Corriere della Sera, 29 settembre 2018
Perché Leopardi può salvarci dalla retorica
Seguivamo l’altra sera un dibattito televisivo sui giovani condotto da Sergio Zavoli, tenuto da una dozzina di eminenti personalità. C’erano tra loro cravatte, maglioni, farfallini; c’erano crani levigati, barbe, folte chiome; c’erano presidenti e segretari, filosofi, ambientalisti, giornalisti, sociologi. Il tema era: i giovani e l’impegno politico, e si può immaginare la varietà dei pareri, la vivacità dei contrasti. Reciproche accuse e mutui rinfacciamenti volavano, senza trascendere, da poltroncina rossa a poltroncina rossa: muro di Berlino, anni di piombo, pacifismo, mafia, posti di lavoro, volontariato e via dibattendo, con toni (e primi piani) che andavano dal ragionevole al passionale, dallo sdegnoso all’indignato. Ma fra tante dissimiglianze, nessuno dei partecipanti si è privato del suo bravo «farsi carico».
Questa frase-spia ha cominciato quasi subito a lampeggiare come quella dell’olio sul cruscotto. «Ma allora» dice uno «bisogna che i partiti si facciano carico...». E poco dopo un altro: «Se noi non sappiamo farcene carico...». E prontamente un terzo: «Quando le istituzioni si faranno carico...». E di rimando un quarto: «Veramente spetterebbe a voi farvi carico...».
Non era una congrega di tromboni, tutt’altro, né di ipocriti cercatori di prossimi voti.
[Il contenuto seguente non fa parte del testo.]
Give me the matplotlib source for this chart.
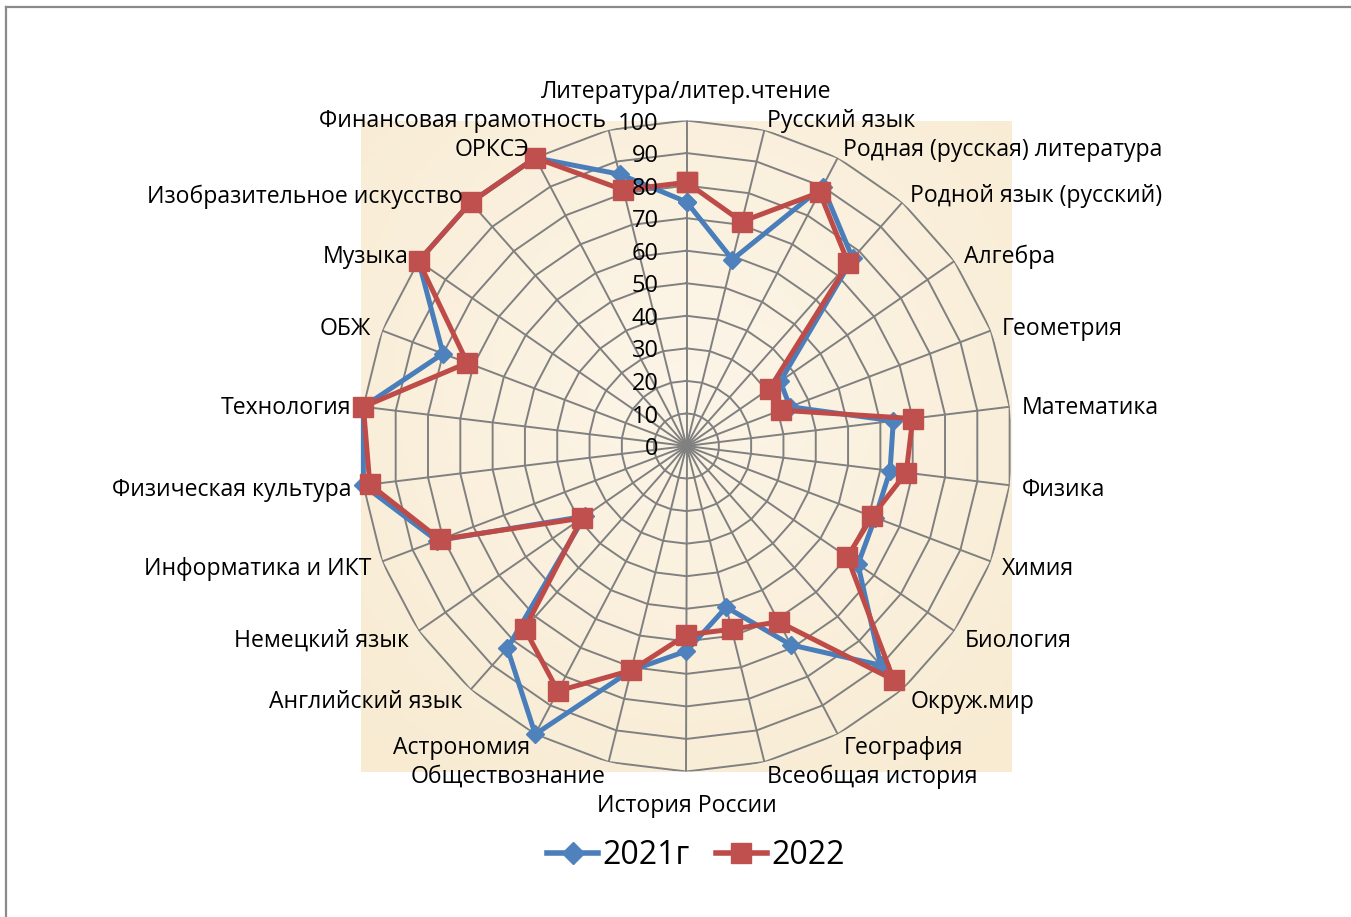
import numpy as np
import matplotlib
matplotlib.use("Agg")
import matplotlib.pyplot as plt
from matplotlib.lines import Line2D
from matplotlib.transforms import ScaledTranslation

plt.rcParams['font.family'] = ['Open Sans', 'DejaVu Sans']

categories = [
    "Литература/литер.чтение", "Русский язык", "Родная (русская) литература",
    "Родной язык (русский)", "Алгебра", "Геометрия", "Математика", "Физика",
    "Химия", "Биология", "Окруж.мир", "География", "Всеобщая история",
    "История России", "Обществознание", "Астрономия", "Английский язык",
    "Немецкий язык", "Информатика и ИКТ", "Физическая культура", "Технология",
    "ОБЖ", "Музыка", "Изобразительное искусство", "ОРКСЭ",
    "Финансовая грамотность",
]
values_2021 = [75, 59, 90, 77, 35, 34, 64, 63, 62, 64, 90, 69, 51, 63, 71,
               100, 83, 38, 82, 100, 100, 80, 100, 100, 100, 86]
values_2022 = [81, 71, 88, 75, 31, 31, 70, 68, 61, 60, 96, 61, 58, 58, 71,
               85, 75, 39, 81, 98, 100, 72, 100, 100, 100, 81]
series_names = ["2021г", "2022"]
radial_ticks = [0, 10, 20, 30, 40, 50, 60, 70, 80, 90, 100]

W, H = 1351, 917
cx, cy, R = 686.5, 446.0, 325.5
fig = plt.figure(figsize=(W / 100, H / 100), dpi=100)
fig.patch.set_facecolor('white')

rect = [(cx - R) / W, 1 - (cy + R) / H, 2 * R / W, 2 * R / H]

# parchment-like background of the plot area
bg = fig.add_axes(rect, zorder=0)
yy, xx = np.mgrid[-1:1:200j, -1:1:200j]
d = np.clip(np.sqrt(xx ** 2 + (yy + 0.2) ** 2) / 1.5, 0, 1)
c_in = np.array([0xFC, 0xF5, 0xE8]) / 255
c_out = np.array([0xF8, 0xEB, 0xD2]) / 255
img = c_in[None, None, :] * (1 - d[..., None]) + c_out[None, None, :] * d[..., None]
bg.imshow(img, extent=[0, 1, 0, 1], aspect='auto')
bg.axis('off')

ax = fig.add_axes(rect, projection='polar', zorder=1)
ax.set_facecolor('none')
ax.set_theta_zero_location('N')
ax.set_theta_direction(-1)
ax.set_ylim(0, 100)
ax.grid(False)
ax.spines['polar'].set_visible(False)
ax.set_xticks([])
ax.set_yticks([])

N = len(categories)
theta = np.arange(N) * 2 * np.pi / N
theta_c = np.append(theta, theta[0])

grid_col = '#808080'
for v in radial_ticks[1:]:
    ax.plot(theta_c, [v] * (N + 1), color=grid_col, lw=1.4, zorder=1)
for t in theta:
    ax.plot([t, t], [0, 100], color=grid_col, lw=1.4, zorder=1)

blue_line, blue_mark = '#4A7EBB', '#4F81BD'
red_line, red_mark = '#BE4B48', '#C0504D'
v21 = np.append(values_2021, values_2021[0])
v22 = np.append(values_2022, values_2022[0])
ax.plot(theta_c, v21, color=blue_line, lw=3.6, marker='D', markersize=9.5,
        markerfacecolor=blue_mark, markeredgecolor=blue_mark, zorder=3,
        clip_on=False)
ax.plot(theta_c, v22, color=red_line, lw=3.6, marker='s', markersize=14,
        markerfacecolor=red_mark, markeredgecolor=red_mark, zorder=4,
        clip_on=False)

down = ScaledTranslation(0, -3 / 100, fig.dpi_scale_trans)

for v in radial_ticks:
    ax.annotate(str(v), xy=(0, v), xytext=(-20, -2.2), textcoords='offset points',
                ha='right', va='center', fontsize=17, color='black',
                annotation_clip=False, zorder=5)

for t, lab in zip(theta, categories):
    s = np.sin(t)
    if abs(s) < 0.01:
        ha = 'center'
        r = 109.7
    else:
        ha = 'left' if s > 0 else 'right'
        r = 103.7
    ax.text(t, r, lab, ha=ha, va='center', fontsize=16.6, color='black',
            clip_on=False, zorder=5, transform=ax.transData + down)

handles = [
    Line2D([], [], color=blue_line, lw=4, marker='D', markersize=11,
           markerfacecolor=blue_mark, markeredgecolor=blue_mark),
    Line2D([], [], color=red_line, lw=4, marker='s', markersize=14,
           markerfacecolor=red_mark, markeredgecolor=red_mark),
]
fig.legend(handles, series_names, loc='center',
           bbox_to_anchor=(696 / W, 1 - 856 / H), ncol=2, frameon=False,
           fontsize=23, handlelength=1.6, handletextpad=0.15,
           columnspacing=0.8)

# outer chart border (top and left visible)
fig.add_artist(Line2D([6 / W, 6 / W], [0, 1 - 6.5 / H], transform=fig.transFigure,
                      color='#8a8a8a', lw=1.6))
fig.add_artist(Line2D([6 / W, 1], [1 - 6.5 / H, 1 - 6.5 / H], transform=fig.transFigure,
                      color='#8a8a8a', lw=1.6))

fig.savefig('out.png', dpi=100)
Quei parlatori parlavano con evidente convinzione e una stringatezza insolita per tal genere di show, da uomini avvezzi ad agire, organizzare, dirigere, perfino pensare. Ma il linguaggio li tradiva, li omogeneizzava. Da destra e da sinistra, da nord a sud, apparivano tutti spalmati della stessa nutella lessicale, le prospettive, il dialogo, lo scollamento, la concreta partecipazione in prima persona, eccetera eccetera.
È una retorica datatissima ma che temiamo ormai immortale, tanto si è ormai diffusa tra insegnanti e burocrati, preti e sindacalisti, cantanti e calciatori, tutti quanti incessantemente impegnati a farsi carico di qualcosa, di qualcuno. Ci vorrebbe una inimmaginabile «rivoluzione culturale», una radicale picconatura di questo subdolo muro che continua a dividere l’Italia e forse l’Europa intera tra il serioso, volonteroso vaniloquio post marxiano da una parte e (per reazione inevitabile) lo sberleffo dozzinale, lo sconcio turpiloquio dall’altra.
Ma come spiegare Corot a un cieco, Rossini a un sordo? Come far capire che il buon samaritano esce dal Vangelo nell’istante in cui concepisce e definisce il suo gesto di carità come un «farsi carico»? Se si dicesse a questi caricofacenti sparsi tra Montecitorio e il Vaticano, tra l’Università e la Rai, che la parola è tutto, che tutto è cominciato e comincerà sempre di lì, si otterrebbe al più un benevolo sorriso per il gustoso paradosso.
A volte ci tenta l’idea della maniera forte: un elenco di cliché assolutamente vietati, di frasi fatte che comportino il licenziamento in tronco, l’esilio, il confino, i lavori forzati. Ci scoraggia il pensiero che già dopo un mese sarebbe tutto un Gulag dalle Alpi alla Sicilia.
Eppure un orecchio allergico al luogo comune non è affare soltanto dei letterati; senza saperlo ne hanno disperato bisogno anche gli educatori, i politici e quanti si fanno carico della condizione dei giovani, la cui categoria è appunto, per cominciare, un untuoso luogo comune del più o meno ultimo secolo. Dove sono «i giovani» in Machiavelli? C’è una sola pagina di Alfieri, di Manzoni dedicata ai «giovani»? E che ne dice in merito Leopardi? Un solo grido: «Oh giorni orrendi in così verde etade!». Che riguarda un solo giovane, lui, e insieme tutti i giovani, di tutti i tempi. Ma nessun altro l’altra sera si è fatto carico di citarlo.